Robin Agnew
On the book festival board I serve on, our board president is fond of talking about "the circle of the book." The only other bookseller on our board, he is an antiquarian, something vastly different from a new bookseller. The rest of our board consists of a newspaper editor; a student; an art gallery owner and teacher; the former (now retired) owenr of a book bindery; a professional publicist; a business owner; a Zingerman's employee; a librarian and artist; and a woman who is so busy serving on so many boards I am delighted she is a part of ours. All of us have different ideas of the "circle" and what it might mean.
To me the circle begins with the author. Without words, there would be no book, no circle, no community of book lovers. They have to have something to love! For some on the board, however, the book is a beloved object. They are experts in binding or letterpress printing or papermaking. To them the circle starts with a piece of paper.
For others on the board, the words are important no matter when they were written. Timeliness is not of the essence. For someone who programs a book festival (me), timeliness is key. How else to obtain the creator of these words if not that they are on a book tour?
If the circle begins (as I say it does) with the author, where does it go from there? Well, the author has written a book, he or she has to sell it, so next I assume it would go to an agent, then to an editor at a publishing house, then it would be published. What happens next? A book is published, how does a reader discover that book? The sales staff at the publishing house is part of the equation. But it's not the whole equation.
Booksellers and reviewers are the next piece, and it explains publishers reaching out to booksellers with free copies and enthusiastic letters of recommendation. It also explains the need for book reviews. They want us, as booksellers on the front lines, to recommend the book. I think booksellers and reviewers are a joint piece of the circle.
But since booksellers are quirky and opinionated and sometimes, apparently, wrong (the list of fellow booksellers who picked up an advance copy of The DaVinci Code and laid it back down as unreadable and unsellable is a long one), this is where the whole process can take a turn. Say we take up the cause of a book we love. We read it, we love it, we review it. And more importanlty, we press it in someone's hand. And there's no telling what we might love. I loved John Hart's The Last Child but could get few people to buy it; another bookseller said it flew off the shelves. Go figure.
The other day a woman came into the store who said "God told me to park in front of your store." Well, thank you God, as she then proceeded to buy lots of books. But I was able to recommend a couple favorite writers to her - Deborah Crombie and Erin Hart - and send her on her way, knowing she'd have a wonderful reading experience. That's my part of the circle. And of course this woman is the last part: she's the reader, and that's what every writer, way back in the beginning of that circle, needs to have.

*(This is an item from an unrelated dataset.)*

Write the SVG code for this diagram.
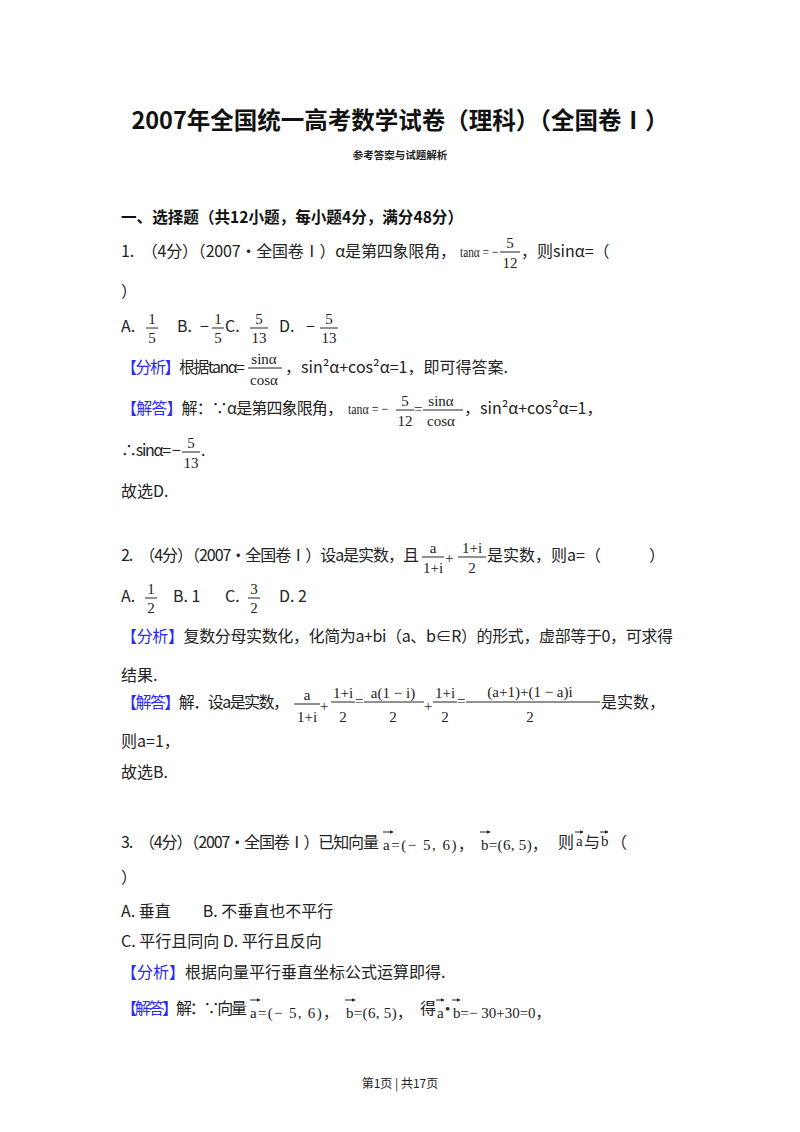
<svg xmlns="http://www.w3.org/2000/svg" width="800" height="1132" viewBox="0 0 800 1132">
<defs>
<marker id="ar" markerWidth="4" markerHeight="4" refX="3.5" refY="2" orient="auto"><path d="M0,0 L4,2 L0,4 z" fill="#222"/></marker>
</defs>
<style>
text{font-family:"Noto Sans CJK SC","Liberation Sans",sans-serif;font-size:16px;fill:#222}
.m{font-family:"Liberation Serif","Noto Sans CJK SC",serif;font-size:15px}
.b{fill:#2a2af0}
.t{font-weight:bold;font-size:23.5px;fill:#111}
.h{font-weight:bold;font-size:16px;fill:#111}
.c{text-anchor:middle}
line{stroke:#222;stroke-width:1}
.v{stroke:#222;stroke-width:1;marker-end:url(#ar)}
</style>
<rect width="800" height="1132" fill="#fff"/>
<text class="t c" x="400" y="129">2007年全国统一高考数学试卷（理科）（全国卷Ⅰ）</text>
<text class="c" x="400" y="159" style="font-size:10.5px;font-weight:bold">参考答案与试题解析</text>
<text class="h" x="121" y="223" textLength="342" lengthAdjust="spacingAndGlyphs">一、选择题（共12小题，每小题4分，满分48分）</text>

<text x="121" y="257" textLength="335">1.　（4分）（2007•全国卷Ⅰ）α是第四象限角，</text>
<text class="m" x="460" y="257" textLength="38" lengthAdjust="spacingAndGlyphs">tanα = −</text>
<text class="m c" x="510" y="248">5</text><line x1="500" y1="252" x2="520" y2="252"/><text class="m c" x="510" y="268">12</text>
<text x="521" y="257">，则sinα=（</text>
<text x="121" y="297">）</text>

<text x="121" y="332">A.</text>
<text class="m c" x="152" y="324">1</text><line x1="146" y1="328" x2="158" y2="328"/><text class="m c" x="152" y="343">5</text>
<text x="177" y="332">B.</text><text x="200" y="332">−</text>
<text class="m c" x="218" y="324">1</text><line x1="212" y1="328" x2="224" y2="328"/><text class="m c" x="218" y="343">5</text>
<text x="225" y="332">C.</text>
<text class="m c" x="259" y="324">5</text><line x1="250" y1="328" x2="268" y2="328"/><text class="m c" x="259" y="343">13</text>
<text x="279" y="332">D.</text><text x="306" y="332">−</text>
<text class="m c" x="329" y="324">5</text><line x1="320" y1="328" x2="338" y2="328"/><text class="m c" x="329" y="343">13</text>

<text x="121" y="373" textLength="124"><tspan class="b">【分析】</tspan>根据tanα=</text>
<text class="m c" x="264" y="364">sinα</text><line x1="248" y1="368" x2="282" y2="368"/><text class="m c" x="264" y="385">cosα</text>
<text x="285" y="373">，sin²α+cos²α=1，即可得答案.</text>

<text x="121" y="414" textLength="222"><tspan class="b">【解答】</tspan>解：∵α是第四象限角，</text>
<text class="m" x="348" y="414" textLength="40" lengthAdjust="spacingAndGlyphs">tanα = −</text>
<text class="m c" x="405" y="406">5</text><line x1="396" y1="410" x2="414" y2="410"/><text class="m c" x="405" y="426">12</text>
<text class="m" x="414" y="414">=</text>
<text class="m c" x="441" y="406">sinα</text><line x1="423" y1="410" x2="463" y2="410"/><text class="m c" x="441" y="426">cosα</text>
<text x="464" y="414">，sin²α+cos²α=1，</text>

<text x="121" y="456" textLength="60">∴sinα= −</text>
<text class="m c" x="191" y="448">5</text><line x1="182" y1="452" x2="200" y2="452"/><text class="m c" x="191" y="468">13</text>
<text x="201" y="456">.</text>
<text x="121" y="497">故选D.</text>

<text x="121" y="561" textLength="298">2.　（4分）（2007•全国卷Ⅰ）设a是实数，且</text>
<text class="m c" x="433" y="553">a</text><line x1="422" y1="557" x2="444" y2="557"/><text class="m c" x="433" y="573">1+i</text>
<text class="m" x="445" y="563">+</text>
<text class="m c" x="472" y="553">1+i</text><line x1="458" y1="557" x2="486" y2="557"/><text class="m c" x="472" y="573">2</text>
<text x="487" y="561">是实数，则a=（　　　）</text>

<text x="121" y="602">A.</text>
<text class="m c" x="151" y="594">1</text><line x1="145" y1="598" x2="157" y2="598"/><text class="m c" x="151" y="613">2</text>
<text x="173" y="602">B.  1</text>
<text x="225" y="602">C.</text>
<text class="m c" x="254" y="594">3</text><line x1="248" y1="598" x2="260" y2="598"/><text class="m c" x="254" y="613">2</text>
<text x="279" y="602">D.  2</text>

<text x="121" y="642" textLength="552"><tspan class="b">【分析】</tspan>复数分母实数化，化简为a+bi（a、b∈R）的形式，虚部等于0，可求得</text>
<text x="121" y="681">结果.</text>

<text x="121" y="708" textLength="168"><tspan class="b">【解答】</tspan>解．设a是实数，</text>
<text class="m c" x="307" y="700">a</text><line x1="294" y1="704" x2="320" y2="704"/><text class="m c" x="307" y="722">1+i</text>
<text class="m" x="320" y="711">+</text>
<text class="m c" x="343" y="698">1+i</text><line x1="331" y1="702" x2="355" y2="702"/><text class="m c" x="343" y="722">2</text>
<text class="m" x="355" y="706">=</text>
<text class="m c" x="393" y="698">a(1 − i)</text><line x1="364" y1="702" x2="424" y2="702"/><text class="m c" x="393" y="722">2</text>
<text class="m" x="424" y="711">+</text>
<text class="m c" x="445" y="698">1+i</text><line x1="433" y1="702" x2="457" y2="702"/><text class="m c" x="445" y="722">2</text>
<text class="m" x="457" y="706">=</text>
<text class="m c" x="530" y="697">(a+1)+(1 − a)i</text><line x1="466" y1="702" x2="600" y2="702"/><text class="m c" x="530" y="722">2</text>
<text x="601" y="708">是实数，</text>
<text x="121" y="747">则a=1，</text>
<text x="121" y="778">故选B.</text>

<text x="121" y="848" textLength="258">3.　（4分）（2007•全国卷Ⅰ）已知向量</text>
<line class="v" x1="383" y1="832" x2="393" y2="832"/>
<text class="m" x="383" y="850" textLength="90">a=(− 5, 6)，</text>
<line class="v" x1="480" y1="832" x2="490" y2="832"/>
<text class="m" x="481" y="850" textLength="66">b=(6, 5)，</text>
<text x="558" y="848">则</text>
<line class="v" x1="575" y1="832" x2="583" y2="832"/>
<text class="m" x="576" y="846">a</text>
<text x="584" y="848">与</text>
<line class="v" x1="600" y1="832" x2="608" y2="832"/>
<text class="m" x="601" y="846">b</text>
<text x="611" y="848">（</text>
<text x="121" y="883">）</text>
<text x="121" y="917">A.  垂直　　B.  不垂直也不平行</text>
<text x="121" y="947">C.  平行且同向  D.  平行且反向</text>
<text x="121" y="978"><tspan class="b">【分析】</tspan>根据向量平行垂直坐标公式运算即得.</text>
<text x="121" y="1014" textLength="126"><tspan class="b">【解答】</tspan>解：∵向量</text>
<line class="v" x1="250" y1="1000" x2="260" y2="1000"/>
<text class="m" x="250" y="1018" textLength="88">a=(− 5, 6)，</text>
<line class="v" x1="345" y1="1000" x2="355" y2="1000"/>
<text class="m" x="346" y="1018" textLength="66">b=(6, 5)，</text>
<text x="420" y="1014">得</text>
<line class="v" x1="436" y1="1000" x2="444" y2="1000"/>
<text class="m" x="437" y="1018">a</text>
<text class="m" x="445" y="1014">•</text>
<line class="v" x1="452" y1="1000" x2="460" y2="1000"/>
<text class="m" x="453" y="1018">b=− 30+30=0，</text>

<text class="c" x="400" y="1088" style="font-size:12px">第1页 | 共17页</text>
</svg>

Once I pressed a Ngaio Marsh book into someone's hands and said "I'm improving your life." The thing is, I think that's true. After that reader read Death of a Peer, I'm sure his life was improved. I was having a disussion via e-mail recently about whether personality plays a part in bookselling - if a particular author is very likeable, does that mean they sell more books and win more awards? I think the original product - the book itself - has to be a good one. Personality helps, but it isn't everything. Ngaio Marsh, of course, is long dead (and who knows what she was like) but she's still improving people's lives. As is our bestselling author, Rex Stout.
So the circle, to me, goes like this: author; agent; editor; publisher; sales staff; reviewer; bokseller; reader. We are all a part of it but none of us would be there without the words on the page.